A series of failures and missteps on the ground and in the cockpit resulted in the crash of a Boeing 737 Max in Indonesia last year that killed all 189 passengers and crew aboard, a new report released Friday concludes.
The Indonesian report followed another last month from U.S. federal accident investigators who concluded that Boeing and the Federal Aviation Administration underestimated how a blizzard of visual and auditory warnings would slow pilots’ ability to respond quickly enough to avert crashes.
Just five months after the Indonesian crash, the same kind of malfunction caused a Max jet to crash in Ethiopia, killing all 157 people on board.
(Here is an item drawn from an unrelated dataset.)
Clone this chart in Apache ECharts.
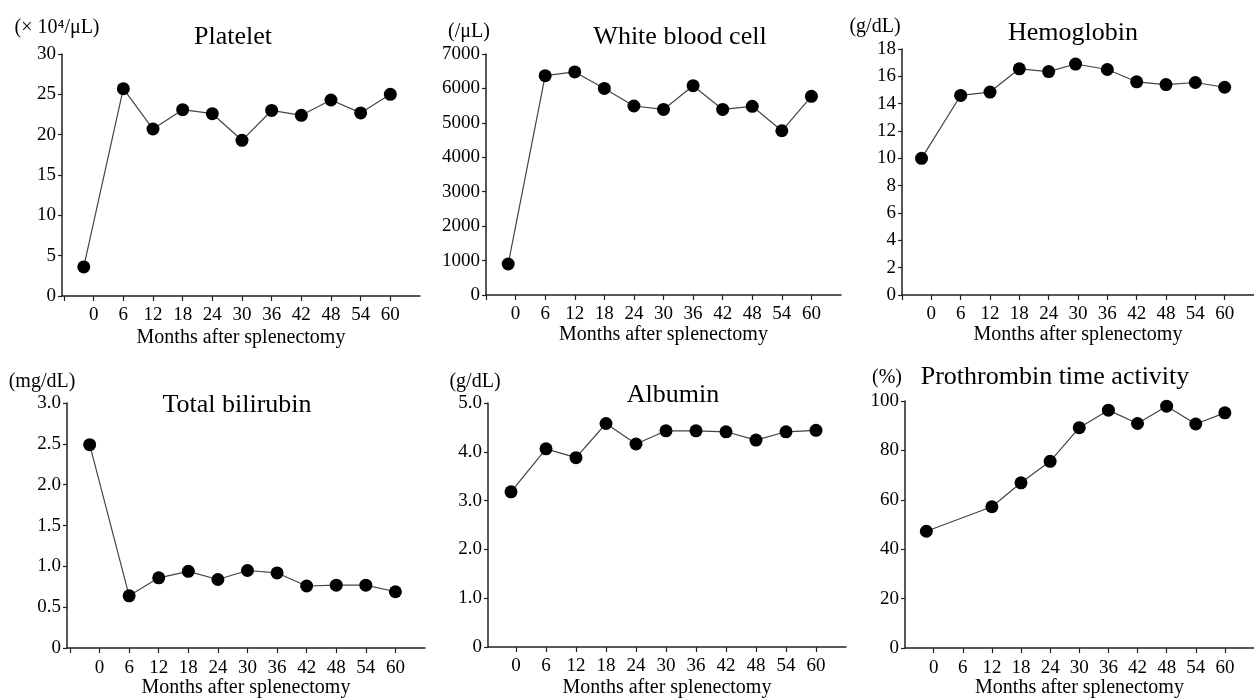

That led to the grounding of all 737 Max jets and put Boeing under intense pressure to explain problems associated with the MCAS system.
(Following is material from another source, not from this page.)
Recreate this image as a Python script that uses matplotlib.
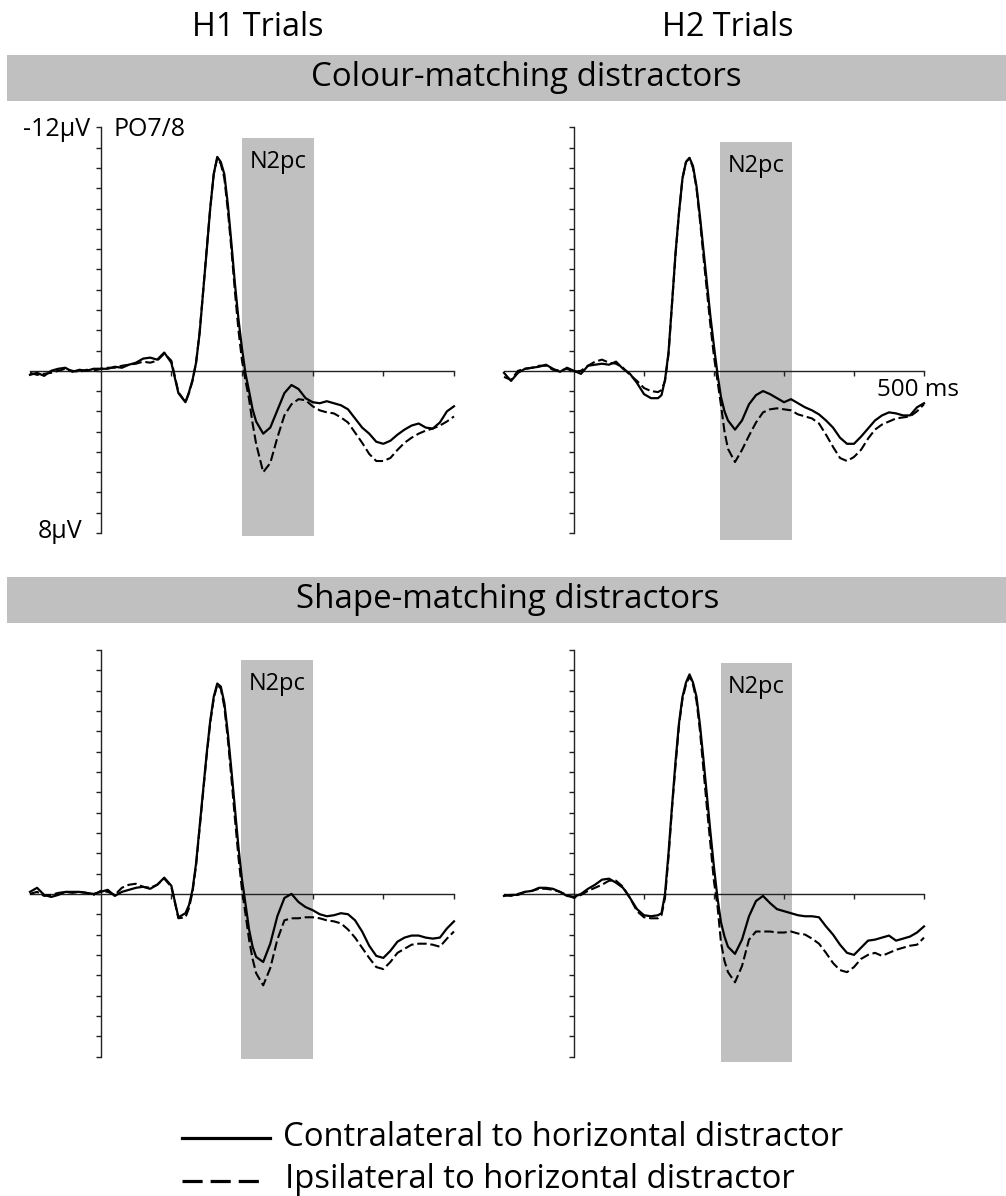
import matplotlib
matplotlib.use('Agg')
import matplotlib.pyplot as plt
from matplotlib.patches import Rectangle
from matplotlib.lines import Line2D

plt.rcParams['font.family'] = ['Open Sans', 'DejaVu Sans']

# time points (ms) shared by every waveform
times = [-100, -90, -80, -70, -60, -50, -40, -30, -20, -10, 0, 10, 20, 30, 40, 50,
         60, 70, 80, 90, 100, 110, 120,
         125, 130, 135, 140, 145, 150, 155, 160, 165, 170, 175, 180, 185, 190, 195,
         200, 205, 210, 215,
         220, 230, 240, 250, 260, 270, 280, 290, 300, 310, 320, 330, 340, 350, 360,
         370, 380, 390, 400, 410, 420, 430, 440, 450, 460, 470, 480, 490, 500]

# amplitudes in microvolts (negative is drawn upwards)
h1_colour_contra = [0.2, 0.1, 0.25, 0.0, -0.1, -0.15, 0.05, -0.05, 0.0, -0.1, -0.1, -0.1, -0.2, -0.15, -0.3, -0.4,
                    -0.6, -0.65, -0.55, -0.9, -0.4, 1.1, 1.55,
                    1.05, 0.45, -0.4, -1.85, -3.9, -5.9, -8.0, -9.7, -10.55, -10.3, -9.7, -8.2, -6.3, -4.3, -2.55,
                    -1.1, 0.15, 1.0, 1.9,
                    2.5, 3.1, 2.8, 1.95, 1.1, 0.7, 0.9, 1.35, 1.55, 1.6, 1.5, 1.6, 1.7, 1.9, 2.35,
                    2.8, 3.1, 3.5, 3.6, 3.45, 3.15, 2.9, 2.7, 2.6, 2.8, 2.85, 2.55, 2.0, 1.75]
h1_colour_ipsi = [0.1, 0.2, 0.15, 0.1, 0.0, -0.1, 0.0, 0.05, -0.05, 0.0, -0.1, -0.15, -0.15, -0.25, -0.3, -0.35,
                  -0.45, -0.4, -0.5, -0.85, -0.5, 1.05, 1.55,
                  1.1, 0.5, -0.4, -1.9, -3.9, -6.0, -8.0, -9.7, -10.5, -10.2, -9.5, -7.9, -6.0, -3.9, -2.0,
                  -0.5, 0.5, 1.4, 2.6,
                  3.6, 5.0, 4.55, 3.3, 2.2, 1.65, 1.4, 1.45, 1.75, 1.95, 2.05, 2.1, 2.3, 2.55, 3.05,
                  3.55, 4.1, 4.45, 4.45, 4.3, 3.9, 3.55, 3.3, 3.1, 2.95, 2.85, 2.7, 2.5, 2.25]

h2_colour_contra = [0.1, 0.5, 0.1, -0.1, -0.15, -0.2, -0.3, -0.1, 0.05, -0.15, 0.0, 0.15, -0.25, -0.3, -0.35, -0.3,
                    -0.45, -0.1, 0.15, 0.6, 1.15, 1.35, 1.35,
                    1.2, 0.45, -0.9, -3.3, -5.8, -7.8, -9.5, -10.3, -10.5, -10.1, -9.1, -7.6, -5.95, -4.3, -2.65,
                    -1.2, 0.15, 1.3, 2.0,
                    2.45, 2.9, 2.45, 1.65, 1.2, 1.0, 1.15, 1.35, 1.55, 1.4, 1.6, 1.8, 1.95, 2.15, 2.45,
                    2.8, 3.3, 3.6, 3.6, 3.25, 2.85, 2.45, 2.2, 2.05, 2.1, 2.2, 2.2, 1.8, 1.6]
h2_colour_ipsi = [0.3, 0.45, 0.0, -0.1, -0.15, -0.25, -0.25, -0.05, 0.0, -0.1, 0.05, 0.0, -0.25, -0.45, -0.55, -0.4,
                  -0.35, -0.15, 0.2, 0.5, 0.85, 1.0, 1.05,
                  0.95, 0.5, -0.8, -3.3, -5.7, -7.8, -9.5, -10.3, -10.5, -10.0, -9.0, -7.4, -5.6, -3.9, -2.2,
                  -0.7, 0.5, 1.7, 3.0,
                  3.85, 4.5, 3.9, 3.2, 2.55, 2.05, 1.9, 1.85, 1.9, 1.95, 2.15, 2.25, 2.35, 2.6, 3.15,
                  3.75, 4.3, 4.45, 4.25, 3.9, 3.35, 2.9, 2.65, 2.5, 2.35, 2.3, 2.25, 2.0, 1.65]

h1_shape_contra = [-0.1, -0.3, 0.05, 0.15, 0.05, -0.1, -0.1, -0.1, -0.05, 0.0, -0.1, -0.2, 0.1, -0.1, -0.2, -0.3,
                   -0.35, -0.25, -0.45, -0.8, -0.4, 1.15, 0.95,
                   0.55, -0.2, -1.5, -3.3, -5.1, -6.9, -8.5, -9.7, -10.35, -10.2, -9.4, -7.9, -6.1, -4.2, -2.3,
                   -0.7, 0.5, 1.75, 2.6,
                   3.1, 3.35, 2.45, 1.1, 0.2, 0.0, 0.4, 0.65, 0.8, 1.0, 1.1, 1.05, 0.95, 1.0, 1.3,
                   1.85, 2.55, 3.05, 3.15, 2.8, 2.35, 2.15, 2.05, 2.05, 2.15, 2.2, 2.15, 1.7, 1.35]
h1_shape_ipsi = [0.0, -0.1, 0.1, 0.05, -0.05, -0.1, -0.05, -0.1, -0.05, 0.05, -0.15, -0.1, 0.05, -0.3, -0.45, -0.5,
                 -0.35, -0.3, -0.45, -0.75, -0.35, 1.2, 1.15,
                 0.7, -0.1, -1.4, -3.2, -5.0, -6.8, -8.4, -9.6, -10.3, -10.1, -9.2, -7.6, -5.7, -3.7, -1.8,
                 -0.2, 1.0, 2.25, 3.2,
                 3.9, 4.5, 3.65, 2.25, 1.3, 1.2, 1.2, 1.15, 1.15, 1.2, 1.3, 1.35, 1.45, 1.75, 2.15,
                 2.65, 3.15, 3.6, 3.7, 3.35, 2.9, 2.7, 2.5, 2.45, 2.45, 2.5, 2.6, 2.2, 1.85]

h2_shape_contra = [0.1, 0.05, 0.05, -0.1, -0.15, -0.3, -0.3, -0.25, -0.1, 0.1, 0.15, 0.0, -0.25, -0.45, -0.7, -0.75,
                   -0.55, -0.3, 0.2, 0.75, 1.05, 1.1, 1.05,
                   0.95, 0.0, -2.0, -4.3, -6.5, -8.4, -9.7, -10.4, -10.8, -10.4, -9.7, -8.3, -6.6, -4.8, -3.0,
                   -1.3, 0.2, 1.4, 2.1,
                   2.6, 2.95, 2.25, 1.1, 0.35, 0.1, 0.45, 0.75, 0.85, 0.95, 1.05, 1.1, 1.1, 1.15, 1.6,
                   2.0, 2.5, 2.9, 3.0, 2.65, 2.3, 2.25, 2.15, 2.05, 2.3, 2.2, 2.1, 1.9, 1.6]
h2_shape_ipsi = [0.05, 0.1, 0.0, -0.1, -0.15, -0.25, -0.25, -0.2, -0.1, 0.05, 0.2, 0.05, -0.15, -0.3, -0.45, -0.65,
                 -0.65, -0.35, 0.2, 0.85, 1.15, 1.2, 1.2,
                 1.05, 0.2, -1.8, -4.2, -6.3, -8.3, -9.6, -10.3, -10.7, -10.3, -9.5, -8.0, -6.1, -4.2, -2.4,
                 -0.6, 0.6, 2.4, 3.3,
                 3.85, 4.35, 3.55, 2.25, 1.85, 1.85, 1.85, 1.9, 1.9, 1.85, 1.95, 2.0, 2.2, 2.45, 2.9,
                 3.4, 3.75, 3.85, 3.6, 3.2, 3.0, 2.9, 3.05, 2.9, 2.75, 2.65, 2.55, 2.5, 2.15]

col_titles = ['H1 Trials', 'H2 Trials']
row_titles = ['Colour-matching distractors', 'Shape-matching distractors']
legend_labels = ['Contralateral to horizontal distractor', 'Ipsilateral to horizontal distractor']

# N2pc window per panel: (start ms, end ms, top uV, bottom uV)
n2pc_boxes = [[(200, 302, -11.5, 8.15), (209, 311, -11.3, 8.35)],
              [(199, 300, -11.5, 8.1), (210, 311, -11.35, 8.25)]]

curves = [[(h1_colour_contra, h1_colour_ipsi), (h2_colour_contra, h2_colour_ipsi)],
          [(h1_shape_contra, h1_shape_ipsi), (h2_shape_contra, h2_shape_ipsi)]]

W, H = 1006, 1196
GREY = '#c0c0c0'


def fx(x):
    return x / W


def fy(y):
    return 1 - y / H


fig = plt.figure(figsize=(W / 100, H / 100), dpi=100)

# panel extents in pixels
col_x = [(30, 454), (504, 924)]
row_y = [(127.5, 533), (650, 1056.5)]

for r in range(2):
    for c in range(2):
        x0, x1 = col_x[c]
        y0, y1 = row_y[r]
        ax = fig.add_axes([fx(x0), fy(y1), (x1 - x0) / W, (y1 - y0) / H])
        ax.patch.set_visible(False)
        ax.set_xlim(-100, 500)
        ax.set_ylim(8, -12)
        for s in ['top', 'right']:
            ax.spines[s].set_visible(False)
        ax.spines['left'].set_position(('data', 0))
        ax.spines['bottom'].set_position(('data', 0))
        for s in ['left', 'bottom']:
            ax.spines[s].set_linewidth(1.0)
            ax.spines[s].set_color('#222222')
        ax.set_xticks([100, 200, 300, 400, 500])
        ax.set_yticks(range(-12, 9))
        ax.tick_params(direction='out', length=3.8, width=1.0, color='#222222',
                       labelbottom=False, labelleft=False)

        t0, t1, v0, v1 = n2pc_boxes[r][c]
        ax.add_patch(Rectangle((t0, v0), t1 - t0, v1 - v0, facecolor=GREY,
                               edgecolor='none', zorder=0.5, clip_on=False))
        ax.text((t0 + t1) / 2, v0 + 1.18, 'N2pc', ha='center', va='center', fontsize=17)

        contra, ipsi = curves[r][c]
        ax.plot(times, ipsi, color='black', lw=1.5, linestyle=(0, (4.5, 1.8)),
                clip_on=False, zorder=3)
        ax.plot(times, contra, color='black', lw=1.6, clip_on=False, zorder=4)

        if r == 0 and c == 1:
            ax.text(491, 0.95, '500 ms', ha='center', va='center', fontsize=17.5)

# column headers
fig.text(fx(258), fy(28), col_titles[0], ha='center', va='center', fontsize=23.3)
fig.text(fx(728), fy(28), col_titles[1], ha='center', va='center', fontsize=23.3)

# grey condition bands
for (yt, yb), title, xc in [((55, 100.7), row_titles[0], 526), ((577.3, 622.7), row_titles[1], 508)]:
    fig.add_artist(Rectangle((fx(7.3), fy(yb)), 1 - fx(7.3), (yb - yt) / H,
                             transform=fig.transFigure, facecolor=GREY, edgecolor='none'))
    fig.text(fx(xc), fy((yt + yb) / 2), title, ha='center', va='center', fontsize=23.8)

# axis labels on the first panel
fig.text(fx(90), fy(129), '-12µV', ha='right', va='center', fontsize=18)
fig.text(fx(113), fy(129), 'PO7/8', ha='left', va='center', fontsize=18)
fig.text(fx(82), fy(532), '8µV', ha='right', va='center', fontsize=18)

# legend
fig.add_artist(Line2D([fx(182), fx(270)], [fy(1138), fy(1138)], color='black', lw=2.3))
fig.add_artist(Line2D([fx(182), fx(259)], [fy(1181), fy(1181)], color='black', lw=2.3,
                      linestyle=(0, (6.3, 2.5))))
fig.text(fx(283), fy(1137), legend_labels[0], ha='left', va='center', fontsize=23.7)
fig.text(fx(285), fy(1179), legend_labels[1], ha='left', va='center', fontsize=23.7)

fig.savefig('out.png', dpi=100)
In a statement issued Friday, Boeing’s CEO expressed condolences to the crash victims’ families and the company said it had taken multiple steps to “prevent the flight control conditions that occurred in this accident from ever happening again.”
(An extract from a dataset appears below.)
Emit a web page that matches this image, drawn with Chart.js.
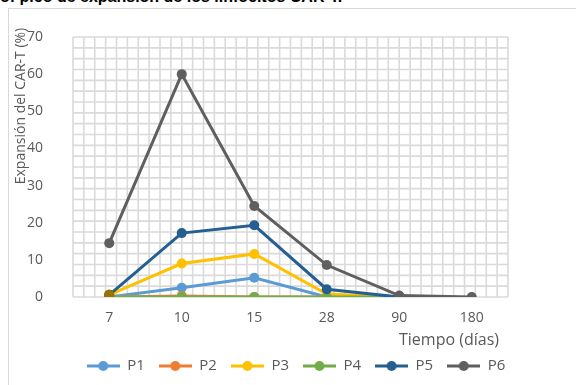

The manufacturer said it had “redesigned” the way the sensors on the front of Max jets work with flight control software to make the plane’s computers “compare information from both AoA (angle of attack) sensors before activating, adding a new layer of protection.”
Boeing said the MCAS system would now only engage “if both AoA sensors agree, will only activate once in response to erroneous AoA, and will always be subject to a maximum limit that can be overridden with the control column.”